Afflicted by a chronic illness that changed the course of my life and from which I’m slowly but surely recovering, I can't help but envision an apocalyptic future in which most of the people who surround me will also fall victim to a disease that they contract simply by going outside. These thoughts about the threats posed by the world outside our doors sometimes kept me up at night even before the outbreak of the novel coronavirus, which, experts note, is the result of deforestation and humans coming into closer contact with wild animals than we ever have before. Now, the dystopian vision of lives lived indoors feels even more real.
In many parts of the country these days, to safely venture into nature requires preparation and forethought: the slathering on of repellents, the layering on of clothes, and rigorous full-body inspections once returning home. This is not the way things are supposed to work. When I learned, through my experience with infectious disease, how far human activity has tipped the scale away from the careful balance nature finds when it’s left alone, I became radicalized. I started reading independent media. I started poring over the climate change data. I became aware of the extent to which unchecked corporate greed fuels environmental destruction and I felt rage toward the governments that prop up the corporations. Lyme made me an activist, and there’s no turning back.

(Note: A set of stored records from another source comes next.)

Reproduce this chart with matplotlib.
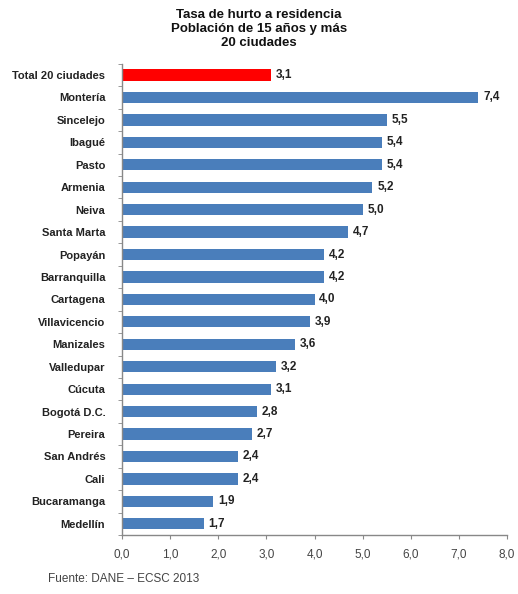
import matplotlib
matplotlib.use("Agg")
import matplotlib.pyplot as plt
from matplotlib import font_manager

cities = ["Total 20 ciudades", "Montería", "Sincelejo", "Ibagué", "Pasto", "Armenia", "Neiva",
          "Santa Marta", "Popayán", "Barranquilla", "Cartagena", "Villavicencio", "Manizales",
          "Valledupar", "Cúcuta", "Bogotá D.C.", "Pereira", "San Andrés", "Cali",
          "Bucaramanga", "Medellín"]
values = [3.1, 7.4, 5.5, 5.4, 5.4, 5.2, 5.0, 4.7, 4.2, 4.2, 4.0, 3.9, 3.6, 3.2, 3.1, 2.8,
          2.7, 2.4, 2.4, 1.9, 1.7]
xticks = [0, 1, 2, 3, 4, 5, 6, 7, 8]

names = {f.name for f in font_manager.fontManager.ttflist}
fam = "Liberation Sans Narrow" if "Liberation Sans Narrow" in names else "Liberation Sans"
plt.rcParams['font.family'] = [fam, 'DejaVu Sans']

fig = plt.figure(figsize=(5.18, 5.94), dpi=100)
ax = fig.add_axes([0.2355, 0.0993, 0.7435, 0.7933])

n = len(cities)
ypos = list(range(n))
colors = ["#ff0000"] + ["#4a7ebb"] * (n - 1)
ax.barh(ypos, values, height=0.5, color=colors, zorder=2)
for y, v in zip(ypos, values):
    ax.text(v + 0.1, y, f"{v:.1f}".replace(".", ","), va="center", ha="left",
            fontsize=8.5, fontweight="bold", color="#222222")

ax.set_ylim(n - 0.5, -0.5)
ax.set_xlim(0, 8)
ax.set_yticks(ypos)
ax.set_yticklabels(cities, fontsize=8, fontweight="bold", color="#222222")
ax.set_xticks(xticks)
ax.set_xticklabels([f"{t:.1f}".replace(".", ",") for t in xticks], fontsize=8.5, color="#444444")
ax.tick_params(axis="y", length=0, pad=12)
ax.tick_params(axis="x", length=3, color="#888888", pad=7)
# minor ticks at category boundaries on y
ax.set_yticks([i + 0.5 for i in range(-1, n)], minor=True)
ax.tick_params(axis="y", which="minor", length=3, color="#888888")
for s in ["top", "right"]:
    ax.spines[s].set_visible(False)
for s in ["left", "bottom"]:
    ax.spines[s].set_color("#888888")
    ax.spines[s].set_linewidth(1.0)

fig.text(0.5, 0.985, "Tasa de hurto a residencia\nPoblación de 15 años y más\n20 ciudades",
         ha="center", va="top", fontsize=9.5, fontweight="bold", color="#111111", linespacing=1.25)
fig.text(0.093, 0.02, "Fuente: DANE – ECSC 2013", fontsize=8.5, color="#444444")

fig.savefig("out.png", dpi=100)
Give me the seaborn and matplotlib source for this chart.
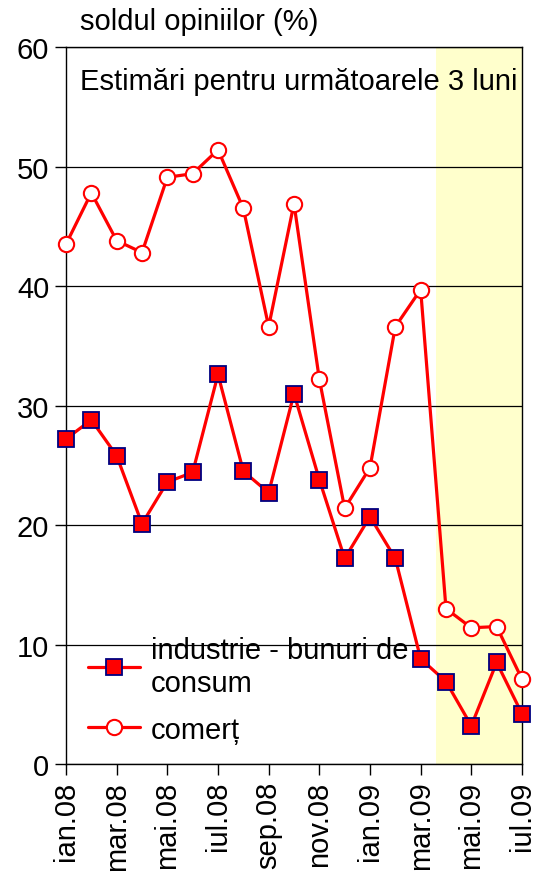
import matplotlib
matplotlib.use("Agg")
import matplotlib.pyplot as plt
import seaborn as sns
import pandas as pd

# data
months = ['ian.08', 'feb.08', 'mar.08', 'apr.08', 'mai.08', 'iun.08', 'iul.08',
          'aug.08', 'sep.08', 'oct.08', 'nov.08', 'dec.08', 'ian.09', 'feb.09',
          'mar.09', 'apr.09', 'mai.09', 'iun.09', 'iul.09']
industrie = [27.2, 28.8, 25.8, 20.1, 23.6, 24.4, 32.6, 24.5, 22.7, 31.0,
             23.8, 17.2, 20.7, 17.2, 8.8, 6.9, 3.2, 8.5, 4.2]
comert = [43.5, 47.8, 43.8, 42.8, 49.1, 49.4, 51.4, 46.5, 36.6, 46.9,
          32.2, 21.4, 24.8, 36.6, 39.7, 13.0, 11.4, 11.5, 7.1]

df = pd.DataFrame({'idx': range(len(months)), 'luna': months,
                   'industrie': industrie, 'comert': comert})

sns.set_style("white")
plt.rcParams['font.family'] = ['Liberation Sans', 'DejaVu Sans']
plt.rcParams['font.size'] = 21
plt.rcParams['text.color'] = 'black'
plt.rcParams['xtick.color'] = 'black'
plt.rcParams['ytick.color'] = 'black'

fig, ax = plt.subplots(figsize=(5.34, 8.78), dpi=100)
fig.subplots_adjust(left=0.1236, right=0.9775, bottom=0.1287, top=0.9453)

# shaded forecast area
ax.axvspan(14.6, 18, color='#FFFFCC', zorder=0, lw=0)

sns.lineplot(data=df, x='idx', y='industrie', ax=ax, color='red', lw=2.3,
             marker='s', markersize=11, markerfacecolor='red',
             markeredgecolor='#000080', markeredgewidth=1.3,
             label='industrie - bunuri de\nconsum', zorder=3, clip_on=False)
sns.lineplot(data=df, x='idx', y='comert', ax=ax, color='red', lw=2.3,
             marker='o', markersize=11, markerfacecolor='white',
             markeredgecolor='red', markeredgewidth=1.5,
             label='comerț', zorder=3, clip_on=False)

ax.set_xlim(0, 18)
ax.set_ylim(0, 60)
ax.set_yticks(range(0, 61, 10))
ax.set_xticks(range(0, 19, 2))
ax.set_xticklabels(months[::2], rotation=90)
ax.set_xlabel('')
ax.set_ylabel('')
ax.set_axisbelow(True)
ax.yaxis.grid(True, color='black', lw=0.9)
ax.tick_params(axis='both', direction='out', length=8, width=1, color='black',
               labelsize=21, labelcolor='black', pad=4)
ax.tick_params(left=True, bottom=True)
for s in ax.spines.values():
    s.set_color('black')
    s.set_linewidth(1)

fig.text(80 / 534, 1 - 22 / 878, 'soldul opiniilor (%)', fontsize=21, va='center')
ax.text(0.031, 0.9526, 'Estimări pentru următoarele 3 luni', transform=ax.transAxes,
        fontsize=21, va='center')

leg = ax.legend(loc='upper left', bbox_to_anchor=(0.048, 0.179), borderaxespad=0,
                borderpad=0, frameon=False, fontsize=21, handlelength=1.8,
                handletextpad=0.35, labelspacing=0.63)
for t in leg.get_texts():
    t.set_linespacing(1.25)

plt.savefig('out.png', dpi=100)
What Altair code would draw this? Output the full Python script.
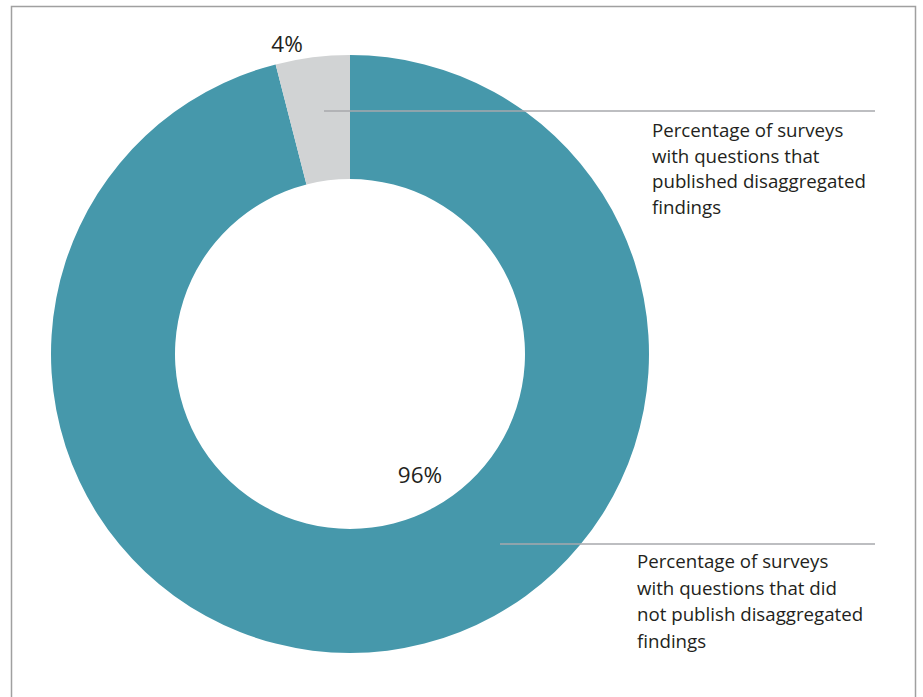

I will continue to participate in movements that pressure governments to create greener policy and to volunteer and vote for progressive politicians. But I worry that fellow activists focus too narrowly on the very visible effects of climate change—such as flooding and uncontrollable fires—to the exclusion of the very real, and very scary, threat of a future plagued by ubiquitous, hard-to-treat infectious diseases as well as novel viruses like COVID-19. Hiking, climbing and exploring the world’s wild places are already high-risk activities, and they will only become more dangerous in the coming years. I still love the outdoors, but I long for the carefree days of romping through the woods and rolling in the grass without having to worry about contracting a disease. In the hopes of someday returning to those times, I organize to defend our planet and to help restore a world where we live in harmony with nature, not discord.